Only distant shooting could be heard from Macedonia's capital amid signs that the clashes between government forces and ethnic Albanian guerrillas were largely over. But, claiming by phone to be "in our positions and waiting," a guerrilla leader told journalists his followers were ready to fight on if dialogue between moderate Albanian political leaders and the government was unproductive.
Almost 10,000 security police were being deployed to guard against violence in Jakarta, Indonesia, as embattled President Abdurrahman Wahid prepared to respond today to his official censure by parliament. He is expected to apologize for "lack of cooperation" in a probe of his involvement in two financial scandals and perhaps even acquiesce to criminal prosecution. But political opponents say they expect a second formal rebuke, a necessary prerequisite to impeachment, to be approved afterward.
By a narrow 220-to-210 vote, members of Mexico's Congress agreed to hear a direct plea today from Zapatista rebel leaders for passage of landmark Indian rights legislation. The vote followed a threat by the Zapatistas last week to return home from their high-profile march on the capital to the impoverished state of Chiapas for "other forms of struggle" when it appeared they'd be denied the opportunity to address Congress.
At least a dozen people died and six UN aid workers were abducted in a surprise attack on the Doctors Without Borders compound in Mogadishu, Somalia. The fate of about 20 local employees of the Nobel Peace Prize-winning organization who were not accounted for after the incident was not immediately clear. The attack was blamed on heavily armed loyalists of faction leader Musa Sudi Yalahow, whose forces control much of the capital despite the installation of a new national government last year.

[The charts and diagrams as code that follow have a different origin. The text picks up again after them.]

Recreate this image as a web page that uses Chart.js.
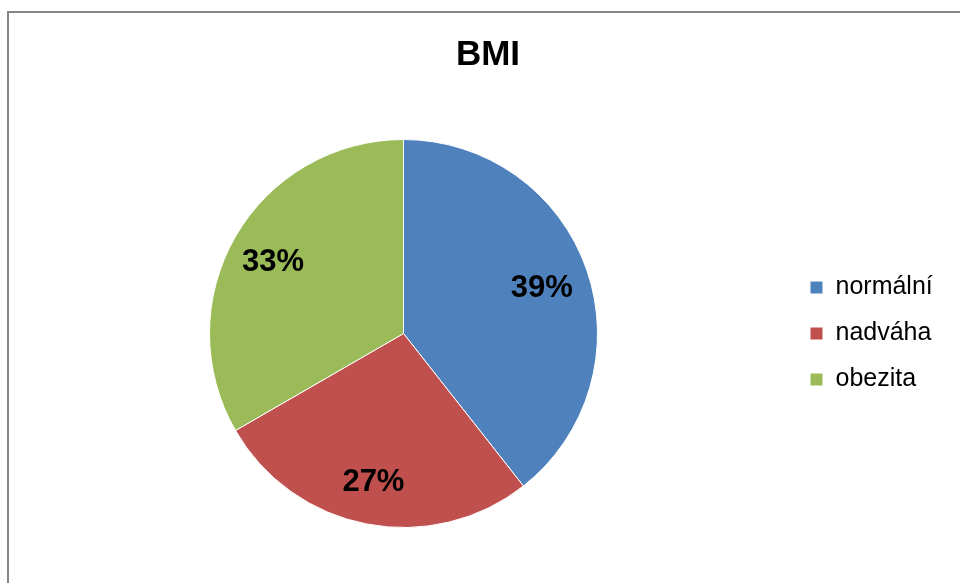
<!DOCTYPE html>
<html>
<head>
<meta charset="utf-8">
<script src="https://cdn.jsdelivr.net/npm/chart.js@4"></script>
<style>
  html, body { margin: 0; padding: 0; background: #fff; overflow: hidden; }
  #frame {
    position: absolute; left: 7px; top: 11px;
    width: 1000px; height: 1000px;
    border: 2px solid #868686;
  }
  #wrap { position: absolute; left: 0; top: 0; width: 960px; height: 583px; }
</style>
</head>
<body>
<div id="frame"></div>
<div id="wrap"><canvas id="bmiChart"></canvas></div>
<script>
// data (counts giving 39 / 27 / 33 %)
const categories = ["normální", "nadváha", "obezita"];
const counts = [13, 9, 11];
const sliceColors = ["#4F81BD", "#C0504D", "#9BBB59"];
const chartTitle = "BMI";

const fontFamily = "'Liberation Sans', Arial, sans-serif";

// percent labels inside the slices
const percentLabels = {
  id: "percentLabels",
  afterDatasetsDraw(chart) {
    const ctx = chart.ctx;
    const meta = chart.getDatasetMeta(0);
    const total = counts.reduce((a, b) => a + b, 0);
    ctx.save();
    ctx.font = "bold 31px " + fontFamily;
    ctx.fillStyle = "#000";
    ctx.textAlign = "center";
    ctx.textBaseline = "middle";
    meta.data.forEach((arc, i) => {
      const p = arc.getProps(["x", "y", "startAngle", "endAngle", "outerRadius"], true);
      const mid = (p.startAngle + p.endAngle) / 2;
      const r = p.outerRadius * 0.765;
      const txt = Math.round((counts[i] / total) * 100) + "%";
      ctx.fillText(txt, p.x + Math.cos(mid) * r - 2, p.y + Math.sin(mid) * r + 3);
    });
    ctx.restore();
  },
};

// give the legend a fixed width so the pie sits left of the title centre
const legendWidth = {
  id: "legendWidth",
  beforeInit(chart) {
    const fit = chart.legend.fit;
    chart.legend.fit = function () {
      fit.bind(chart.legend)();
      this.width = 169;
    };
  },
};

new Chart(document.getElementById("bmiChart"), {
  type: "pie",
  data: {
    labels: categories,
    datasets: [{
      data: counts,
      backgroundColor: sliceColors,
      borderColor: "#fff",
      borderWidth: 1,
    }],
  },
  options: {
    responsive: true,
    maintainAspectRatio: false,
    animation: false,
    layout: { padding: { left: 18, right: 2, top: 0, bottom: 55 } },
    plugins: {
      title: {
        display: true,
        text: chartTitle,
        color: "#000",
        font: { family: fontFamily, size: 35, weight: "bold" },
        padding: { top: 34, bottom: 63 },
      },
      legend: {
        position: "right",
        fullSize: false,
        labels: {
          color: "#000",
          font: { family: fontFamily, size: 25 },
          boxWidth: 13,
          boxHeight: 13,
          padding: 21,
        },
      },
      tooltip: { enabled: false },
    },
  },
  plugins: [percentLabels, legendWidth],
});
</script>
</body>
</html>
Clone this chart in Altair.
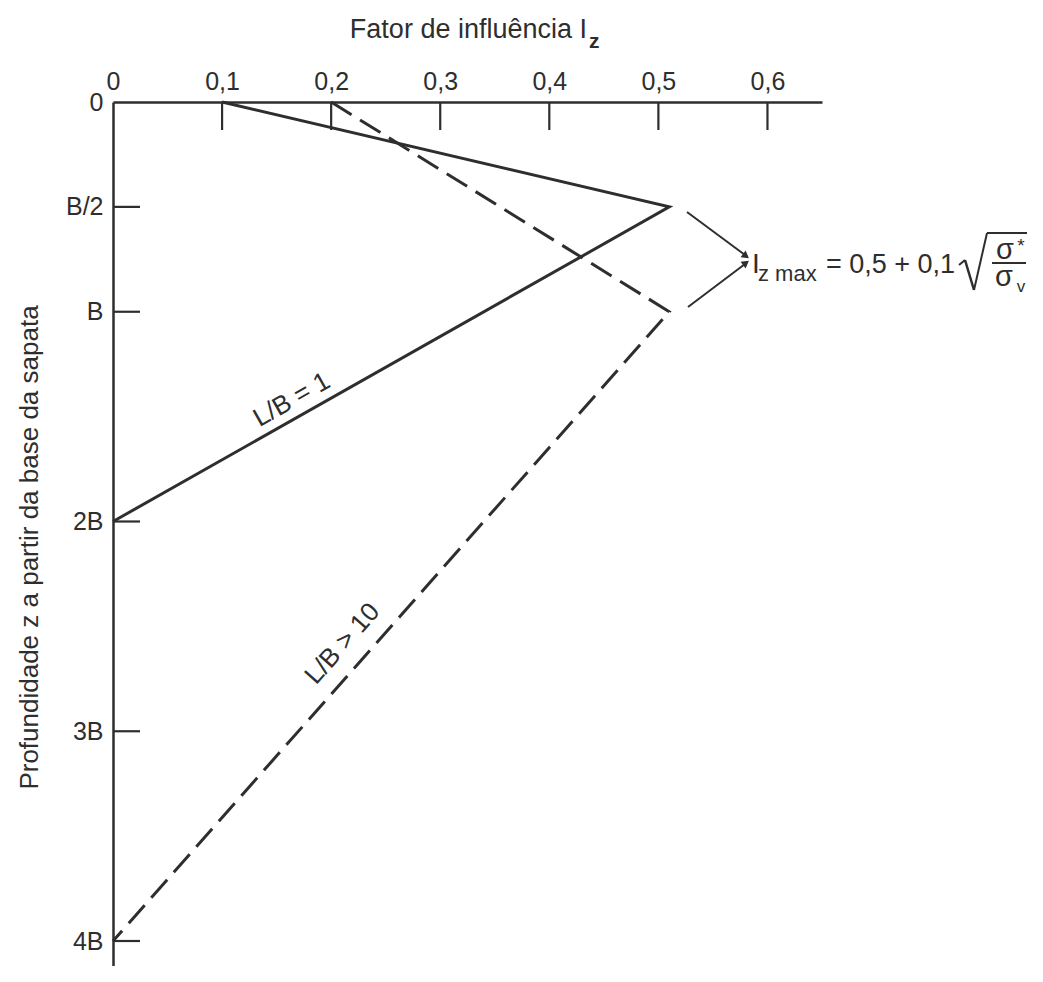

A heavily guarded freight train carrying 60 tons of nuclear waste was nearing a site in Germany where thousands of environmental protesters waited to block its path. Reports said police, in the largest peacetime security operation in German history, already had arrested about 40 demonstrators as the Monitor went to press. The highly radioactive waste from power plants was reprocessed in casks in France and is to be placed in storage near Hamburg.